Request: Present the data once more in exactly its original form.

--- START ---

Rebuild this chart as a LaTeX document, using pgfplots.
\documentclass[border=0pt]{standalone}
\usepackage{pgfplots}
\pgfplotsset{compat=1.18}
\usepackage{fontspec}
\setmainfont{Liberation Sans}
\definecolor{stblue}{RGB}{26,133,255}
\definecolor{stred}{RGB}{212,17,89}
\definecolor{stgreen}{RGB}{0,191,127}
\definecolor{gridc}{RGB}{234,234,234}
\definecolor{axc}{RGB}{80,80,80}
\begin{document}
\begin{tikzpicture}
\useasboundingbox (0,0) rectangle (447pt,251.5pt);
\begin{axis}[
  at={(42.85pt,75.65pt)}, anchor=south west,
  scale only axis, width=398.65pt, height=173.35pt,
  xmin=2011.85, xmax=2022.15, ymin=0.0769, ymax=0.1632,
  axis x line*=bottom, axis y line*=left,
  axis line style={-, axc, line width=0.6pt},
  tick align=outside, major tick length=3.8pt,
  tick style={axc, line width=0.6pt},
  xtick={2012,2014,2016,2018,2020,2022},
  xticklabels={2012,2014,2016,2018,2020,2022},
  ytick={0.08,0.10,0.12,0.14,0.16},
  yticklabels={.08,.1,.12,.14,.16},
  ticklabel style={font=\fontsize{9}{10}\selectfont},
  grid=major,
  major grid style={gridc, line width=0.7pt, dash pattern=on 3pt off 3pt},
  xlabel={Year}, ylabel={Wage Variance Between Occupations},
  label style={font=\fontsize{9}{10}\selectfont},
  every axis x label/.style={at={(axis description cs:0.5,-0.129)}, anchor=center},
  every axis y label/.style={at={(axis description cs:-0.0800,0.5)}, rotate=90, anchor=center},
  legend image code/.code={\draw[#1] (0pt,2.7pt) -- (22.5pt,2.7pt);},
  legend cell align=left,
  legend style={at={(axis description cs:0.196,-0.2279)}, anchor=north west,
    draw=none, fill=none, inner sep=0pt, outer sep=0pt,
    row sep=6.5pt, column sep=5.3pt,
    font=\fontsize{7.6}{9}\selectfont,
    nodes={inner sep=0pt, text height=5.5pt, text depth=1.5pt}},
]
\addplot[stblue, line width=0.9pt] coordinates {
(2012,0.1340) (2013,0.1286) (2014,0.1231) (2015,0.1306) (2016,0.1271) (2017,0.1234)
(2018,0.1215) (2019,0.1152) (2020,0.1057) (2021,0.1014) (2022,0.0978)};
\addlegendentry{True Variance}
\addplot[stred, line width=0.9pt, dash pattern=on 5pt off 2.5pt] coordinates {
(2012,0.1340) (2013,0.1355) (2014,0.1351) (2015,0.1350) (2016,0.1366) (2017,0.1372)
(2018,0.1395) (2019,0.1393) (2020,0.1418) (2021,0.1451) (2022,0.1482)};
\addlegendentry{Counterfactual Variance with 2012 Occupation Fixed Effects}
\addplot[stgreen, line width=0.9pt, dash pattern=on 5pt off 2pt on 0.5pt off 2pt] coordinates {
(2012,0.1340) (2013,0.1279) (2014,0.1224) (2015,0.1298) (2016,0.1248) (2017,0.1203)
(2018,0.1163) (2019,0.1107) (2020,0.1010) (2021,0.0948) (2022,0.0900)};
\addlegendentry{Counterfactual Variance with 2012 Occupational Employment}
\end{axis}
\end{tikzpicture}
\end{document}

--- END ---

Response to this exercise:
Rebuild this chart as a LaTeX document, using pgfplots.
\documentclass[border=0pt]{standalone}
\usepackage{pgfplots}
\pgfplotsset{compat=1.18}
\usepackage{fontspec}
\setmainfont{Liberation Sans}
\definecolor{stblue}{RGB}{26,133,255}
\definecolor{stred}{RGB}{212,17,89}
\definecolor{stgreen}{RGB}{0,191,127}
\definecolor{gridc}{RGB}{234,234,234}
\definecolor{axc}{RGB}{80,80,80}
\begin{document}
\begin{tikzpicture}
\useasboundingbox (0,0) rectangle (447pt,251.5pt);
\begin{axis}[
  at={(42.85pt,75.65pt)}, anchor=south west,
  scale only axis, width=398.65pt, height=173.35pt,
  xmin=2011.85, xmax=2022.15, ymin=0.0769, ymax=0.1632,
  axis x line*=bottom, axis y line*=left,
  axis line style={-, axc, line width=0.6pt},
  tick align=outside, major tick length=3.8pt,
  tick style={axc, line width=0.6pt},
  xtick={2012,2014,2016,2018,2020,2022},
  xticklabels={2012,2014,2016,2018,2020,2022},
  ytick={0.08,0.10,0.12,0.14,0.16},
  yticklabels={.08,.1,.12,.14,.16},
  ticklabel style={font=\fontsize{9}{10}\selectfont},
  grid=major,
  major grid style={gridc, line width=0.7pt, dash pattern=on 3pt off 3pt},
  xlabel={Year}, ylabel={Wage Variance Between Occupations},
  label style={font=\fontsize{9}{10}\selectfont},
  every axis x label/.style={at={(axis description cs:0.5,-0.129)}, anchor=center},
  every axis y label/.style={at={(axis description cs:-0.0800,0.5)}, rotate=90, anchor=center},
  legend image code/.code={\draw[#1] (0pt,2.7pt) -- (22.5pt,2.7pt);},
  legend cell align=left,
  legend style={at={(axis description cs:0.196,-0.2279)}, anchor=north west,
    draw=none, fill=none, inner sep=0pt, outer sep=0pt,
    row sep=6.5pt, column sep=5.3pt,
    font=\fontsize{7.6}{9}\selectfont,
    nodes={inner sep=0pt, text height=5.5pt, text depth=1.5pt}},
]
\addplot[stblue, line width=0.9pt] coordinates {
(2012,0.1340) (2013,0.1286) (2014,0.1231) (2015,0.1306) (2016,0.1271) (2017,0.1234)
(2018,0.1215) (2019,0.1152) (2020,0.1057) (2021,0.1014) (2022,0.0978)};
\addlegendentry{True Variance}
\addplot[stred, line width=0.9pt, dash pattern=on 5pt off 2.5pt] coordinates {
(2012,0.1340) (2013,0.1355) (2014,0.1351) (2015,0.1350) (2016,0.1366) (2017,0.1372)
(2018,0.1395) (2019,0.1393) (2020,0.1418) (2021,0.1451) (2022,0.1482)};
\addlegendentry{Counterfactual Variance with 2012 Occupation Fixed Effects}
\addplot[stgreen, line width=0.9pt, dash pattern=on 5pt off 2pt on 0.5pt off 2pt] coordinates {
(2012,0.1340) (2013,0.1279) (2014,0.1224) (2015,0.1298) (2016,0.1248) (2017,0.1203)
(2018,0.1163) (2019,0.1107) (2020,0.1010) (2021,0.0948) (2022,0.0900)};
\addlegendentry{Counterfactual Variance with 2012 Occupational Employment}
\end{axis}
\end{tikzpicture}
\end{document}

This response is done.